Work instructions — Retype the opening lines of the listing below, ending with the line that contains "12.7], [112.3, 14.05]];", and leave out any pictures.

Data provided —
####

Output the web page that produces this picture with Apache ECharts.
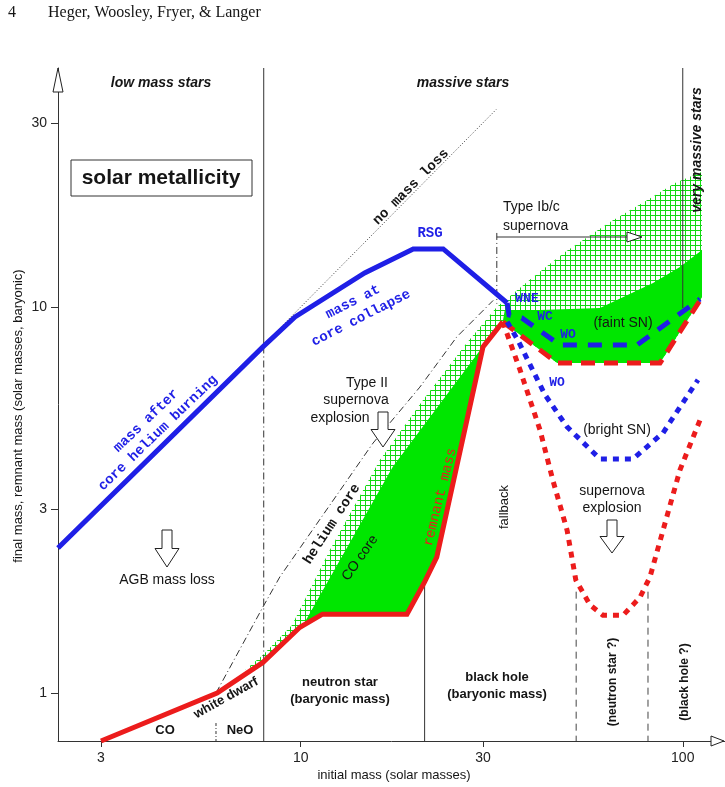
<!DOCTYPE html>
<html>
<head>
<meta charset="utf-8">
<script src="https://cdn.jsdelivr.net/npm/echarts@6/dist/echarts.min.js"></script>
<style>
  html, body { margin: 0; padding: 0; background: #fff; }
  #main { width: 725px; height: 787px; }
</style>
</head>
<body>
<div id="main"></div>
<script>
// axis ticks (log scales)
const xTicks = [3, 10, 30, 100];
const yTicks = [1, 3, 10, 30];

// curves: [initial mass, final / remnant mass]
const finalMass = [[2.315, 2.375], [7.96, 7.88], [9.66, 9.42], [14.7, 12.25], [19.7, 14.14], [23.6, 14.14], [34.7, 10.24]];
const noMassLoss = [[8, 8], [32.5, 32.5]];
const heliumCore = [[6.0, 1.0], [7.96, 1.67], [8.82, 2.0], [15.46, 4.44], [20.5, 6.2], [25.6, 8.36], [31.9, 10.4]];
const remnantMass = [[3.0, 0.751], [6.04, 1.0], [7.96, 1.2], [9.95, 1.48], [11.4, 1.6], [18.97, 1.6], [21.1, 1.94], [22.7, 2.25], [30.0, 7.88], [33.8, 9.15]];
const faintRemnant = [[33.8, 9.15], [46.9, 7.16], [87.2, 7.16], [112.3, 10.6]];
const faintFinal = [[34.7, 10.24], [35.1, 9.53], [37.9, 9.37], [47.7, 7.97], [75.9, 7.97], [111, 10.49]];
const brightFinal = [[34.7, 9.15], [37.0, 8.21], [43.6, 5.92], [49.8, 4.89], [60.7, 4.04], [74.1, 4.04], [88.8, 4.72], [109.6, 6.47]];
const brightRemnant = [[33.8, 9.15], [37.5, 6.87], [42.3, 4.8], [45.7, 3.56], [49.8, 2.64], [52.5, 1.96], [57.2, 1.69], [61.8, 1.59], [69.8, 1.59], [77.3, 1.77], [82.1, 2.0], [88.8, 2.64], [98.3, 3.78], [111, 5.1]];
const coCore = [[10.26, 1.53], [17.4, 3.85], [29.5, 7.74]];
const heliumEnvelope = [[7.15, 1.147], [7.96, 1.254], [9.49, 1.5], [11.93, 2.35], [16.1, 4.01], [20.9, 5.74], [27.2, 8.07], [32.6, 10.0], [40.6, 11.96], [49.2, 13.88], [64.5, 16.6], [80.6, 18.9], [95.4, 20.95], [112.3, 22.4]];
const faintTop = [[34.2, 9.82], [42.3, 9.82], [60.7, 9.94], [83.6, 11.54], [98.3, 12.7], [112.3, 14.05]];

// region dividers
const X_MIN = 2.315, X_MAX = 129, Y_MIN = 0.751, Y_MAX = 41.6;
const dividerLowTop = [[8, Y_MAX], [8, 7.9]];
const dividerLowMid = [[8, 7.9], [8, 1.2]];
const dividerLowBase = [[8, 1.2], [8, Y_MIN]];
const dividerCoNeo = [[6.0, 0.836], [6.0, Y_MIN]];
const dividerNsBh = [[21.1, 1.94], [21.1, Y_MIN]];
const dividerIbc = [[32.6, 15.55], [32.6, 10.2]];
const arrowIbc = [[32.6, 15.18], [71.5, 15.18]];
const dividerNsQ = [[52.6, 1.83], [52.6, Y_MIN]];
const dividerBhQ = [[81.1, 1.83], [81.1, Y_MIN]];
const dividerVms = [[100, Y_MAX], [100, 9.94]];

const BLUE = '#1f1fe6';
const RED = '#ec1c1c';
const GREEN = '#00e600';
const sans = '"Liberation Sans", Arial, sans-serif';
const mono = '"Liberation Mono", "Courier New", monospace';
const serif = '"Liberation Serif", "Times New Roman", serif';

// hatch pattern
const hatch = document.createElement('canvas');
hatch.width = 5; hatch.height = 5;
const hctx = hatch.getContext('2d');
hctx.fillStyle = '#fff';
hctx.fillRect(0, 0, 5, 5);
hctx.fillStyle = '#12d812';
hctx.fillRect(0, 0, 5, 1);
hctx.fillRect(0, 0, 1, 5);

const hatchPoly = heliumEnvelope.concat([[112.3, 10.6]], faintRemnant.slice(0, -1).reverse(),
  remnantMass.filter(p => p[0] >= 7.9 && p[0] < 33).reverse());
const faintPoly = faintTop.concat(faintRemnant.slice().reverse());
const coPoly = coCore.concat(remnantMass.filter(p => p[0] >= 11 && p[0] <= 30).reverse());

function line(data, color, width, type, z) {
  return {
    type: 'line', data, symbol: 'none', silent: true, animation: false, z,
    lineStyle: { color, width, type, cap: 'butt', join: 'miter' }
  };
}
function area(points, fill, z) {
  return {
    type: 'custom', silent: true, animation: false, z, data: [[10, 10]],
    renderItem: (params, api) => ({
      type: 'polygon',
      shape: { points: points.map(p => api.coord(p)) },
      style: { fill, stroke: null }
    })
  };
}
function txt(text, x, y, font, opt) {
  opt = opt || {};
  return {
    type: 'text', x, y, z: 100, rotation: (opt.rot || 0) * Math.PI / 180,
    style: { text, font, fill: opt.color || '#151515', align: opt.align || 'center', verticalAlign: 'middle', lineHeight: opt.lh }
  };
}
function downArrow(cx, top, bottom) {
  const sh = (bottom - top) * 0.5;
  return {
    type: 'polygon', z: 100,
    shape: { points: [[cx - 5, top], [cx + 5, top], [cx + 5, top + sh], [cx + 12, top + sh], [cx, bottom], [cx - 12, top + sh], [cx - 5, top + sh]] },
    style: { fill: '#fff', stroke: '#222', lineWidth: 1 }
  };
}
function headPoly(points) {
  return { type: 'polygon', z: 100, shape: { points }, style: { fill: '#fff', stroke: '#222', lineWidth: 1 } };
}

const chart = echarts.init(document.getElementById('main'), null, { renderer: 'canvas' });
chart.setOption({
  animation: false,
  backgroundColor: '#fff',
  grid: { left: 58, right: 0, top: 68, bottom: 46 },
  xAxis: {
    type: 'log', min: X_MIN, max: X_MAX,
    axisLine: { lineStyle: { color: '#333', width: 1 } },
    axisTick: { show: true, length: 6, lineStyle: { color: '#333' }, customValues: xTicks },
    axisLabel: { customValues: xTicks, color: '#222', fontSize: 14, fontFamily: sans, margin: 10 },
    splitLine: { show: false }, minorTick: { show: false }
  },
  yAxis: {
    type: 'log', min: Y_MIN, max: Y_MAX,
    axisLine: { lineStyle: { color: '#333', width: 1 } },
    axisTick: { show: true, length: 7, lineStyle: { color: '#333' }, customValues: yTicks },
    axisLabel: { customValues: yTicks, color: '#222', fontSize: 14, fontFamily: sans, margin: 11 },
    splitLine: { show: false }, minorTick: { show: false }
  },
  series: [
    area(hatchPoly, { image: hatch, repeat: 'repeat' }, 1),
    area(coPoly, GREEN, 2),
    area(faintPoly, GREEN, 2),
    line(dividerLowTop, '#333', 1, 'solid', 3),
    line(dividerLowMid, '#333', 1, [7, 3, 1, 3], 3),
    line(dividerLowBase, '#333', 1, 'solid', 3),
    line(dividerCoNeo, '#333', 1, [3, 2, 1, 2], 3),
    line(dividerNsBh, '#333', 1, 'solid', 3),
    line(dividerIbc, '#333', 1, [7, 3, 1, 3], 3),
    line(arrowIbc, '#333', 1, 'solid', 3),
    line(dividerNsQ, '#444', 1, [7, 5], 3),
    line(dividerBhQ, '#444', 1, [7, 5], 3),
    line(dividerVms, '#333', 1, 'solid', 3),
    line(noMassLoss, '#333', 1, [1, 2], 4),
    line(heliumCore, '#333', 1, [7, 3, 1, 3], 4),
    line(finalMass, BLUE, 5, 'solid', 6),
    line(remnantMass, RED, 5, 'solid', 6),
    line(faintRemnant, RED, 5, [14, 9], 5),
    line(faintFinal, BLUE, 5, [14, 11], 6),
    line(brightRemnant, RED, 5, [6, 6], 5),
    line(brightFinal, BLUE, 5, [6, 6], 5)
  ],
  graphic: [
    txt('4', 12, 13, '16px ' + serif),
    txt('Heger, Woosley, Fryer, & Langer', 48, 13, '16px ' + serif, { align: 'left' }),
    headPoly([[53, 92], [63, 92], [58, 68]]),
    headPoly([[711, 736], [711, 746], [724, 741]]),
    headPoly([[627, 232], [627, 242], [642, 237]]),
    { type: 'rect', z: 99, shape: { x: 71, y: 160, width: 181, height: 36 }, style: { fill: '#fff', stroke: '#333', lineWidth: 1 } },
    txt('solar metallicity', 161, 178, 'bold 21px ' + sans),
    txt('low mass stars', 161, 83, 'italic bold 14px ' + sans),
    txt('massive stars', 463, 83, 'italic bold 14px ' + sans),
    txt('very massive stars', 697, 150, 'italic bold 14px ' + sans, { rot: 90 }),
    txt('no mass loss', 411, 187, 'bold 14px ' + mono, { rot: 45 }),
    txt('RSG', 430, 233, 'bold 14px ' + mono, { color: BLUE }),
    txt('mass at\ncore collapse', 357, 310, 'bold 14px ' + mono, { color: BLUE, rot: 27, lh: 18 }),
    txt('mass after\ncore helium burning', 152, 427, 'bold 14px ' + mono, { color: BLUE, rot: 44, lh: 17 }),
    downArrow(167, 530, 567),
    txt('AGB mass loss', 167, 580, '14px ' + sans),
    txt('CO', 165, 730, 'bold 13px ' + sans),
    txt('NeO', 240, 730, 'bold 13px ' + sans),
    txt('white dwarf', 226, 698, 'bold 13px ' + sans, { rot: 29 }),
    txt('neutron star\n(baryonic mass)', 340, 691, 'bold 13px ' + sans, { lh: 17 }),
    txt('black hole\n(baryonic mass)', 497, 686, 'bold 13px ' + sans, { lh: 17 }),
    txt('(neutron star ?)', 613, 682, 'bold 12px ' + sans, { rot: 90 }),
    txt('(black hole ?)', 685, 682, 'bold 12px ' + sans, { rot: 90 }),
    txt('fallback', 504, 507, '13px ' + sans, { rot: 90 }),
    txt('supernova\nexplosion', 612, 500, '14px ' + sans, { lh: 17 }),
    downArrow(612, 520, 553),
    txt('(bright SN)', 617, 430, '14px ' + sans),
    txt('(faint SN)', 623, 323, '14px ' + sans),
    txt('Type II', 367, 383, '14px ' + sans),
    txt('supernova', 356, 400, '14px ' + sans),
    txt('explosion', 340, 418, '14px ' + sans),
    downArrow(383, 412, 447),
    txt('helium core', 332, 524, 'bold 14px ' + mono, { rot: 57 }),
    txt('CO core', 360, 558, '14px ' + sans, { rot: 55 }),
    txt('remnant mass', 440, 497, '14px ' + mono, { color: RED, rot: 76 }),
    txt('Type Ib/c\nsupernova', 503, 217, '14px ' + sans, { align: 'left', lh: 19 }),
    txt('WNE', 527, 299, 'bold 13px ' + mono, { color: BLUE }),
    txt('WC', 545, 317, 'bold 13px ' + mono, { color: BLUE }),
    txt('WO', 568, 335, 'bold 13px ' + mono, { color: BLUE }),
    txt('WO', 557, 383, 'bold 13px ' + mono, { color: BLUE }),
    txt('initial mass (solar masses)', 394, 775, '13px ' + sans),
    txt('final mass, remnant mass (solar masses, baryonic)', 18, 416, '13px ' + sans, { rot: 90 })
  ]
});
</script>
</body>
</html>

####

Correct output —
Output the web page that produces this picture with Apache ECharts.
<!DOCTYPE html>
<html>
<head>
<meta charset="utf-8">
<script src="https://cdn.jsdelivr.net/npm/echarts@6/dist/echarts.min.js"></script>
<style>
  html, body { margin: 0; padding: 0; background: #fff; }
  #main { width: 725px; height: 787px; }
</style>
</head>
<body>
<div id="main"></div>
<script>
// axis ticks (log scales)
const xTicks = [3, 10, 30, 100];
const yTicks = [1, 3, 10, 30];

// curves: [initial mass, final / remnant mass]
const finalMass = [[2.315, 2.375], [7.96, 7.88], [9.66, 9.42], [14.7, 12.25], [19.7, 14.14], [23.6, 14.14], [34.7, 10.24]];
const noMassLoss = [[8, 8], [32.5, 32.5]];
const heliumCore = [[6.0, 1.0], [7.96, 1.67], [8.82, 2.0], [15.46, 4.44], [20.5, 6.2], [25.6, 8.36], [31.9, 10.4]];
const remnantMass = [[3.0, 0.751], [6.04, 1.0], [7.96, 1.2], [9.95, 1.48], [11.4, 1.6], [18.97, 1.6], [21.1, 1.94], [22.7, 2.25], [30.0, 7.88], [33.8, 9.15]];
const faintRemnant = [[33.8, 9.15], [46.9, 7.16], [87.2, 7.16], [112.3, 10.6]];
const faintFinal = [[34.7, 10.24], [35.1, 9.53], [37.9, 9.37], [47.7, 7.97], [75.9, 7.97], [111, 10.49]];
const brightFinal = [[34.7, 9.15], [37.0, 8.21], [43.6, 5.92], [49.8, 4.89], [60.7, 4.04], [74.1, 4.04], [88.8, 4.72], [109.6, 6.47]];
const brightRemnant = [[33.8, 9.15], [37.5, 6.87], [42.3, 4.8], [45.7, 3.56], [49.8, 2.64], [52.5, 1.96], [57.2, 1.69], [61.8, 1.59], [69.8, 1.59], [77.3, 1.77], [82.1, 2.0], [88.8, 2.64], [98.3, 3.78], [111, 5.1]];
const coCore = [[10.26, 1.53], [17.4, 3.85], [29.5, 7.74]];
const heliumEnvelope = [[7.15, 1.147], [7.96, 1.254], [9.49, 1.5], [11.93, 2.35], [16.1, 4.01], [20.9, 5.74], [27.2, 8.07], [32.6, 10.0], [40.6, 11.96], [49.2, 13.88], [64.5, 16.6], [80.6, 18.9], [95.4, 20.95], [112.3, 22.4]];
const faintTop = [[34.2, 9.82], [42.3, 9.82], [60.7, 9.94], [83.6, 11.54], [98.3, 12.7], [112.3, 14.05]];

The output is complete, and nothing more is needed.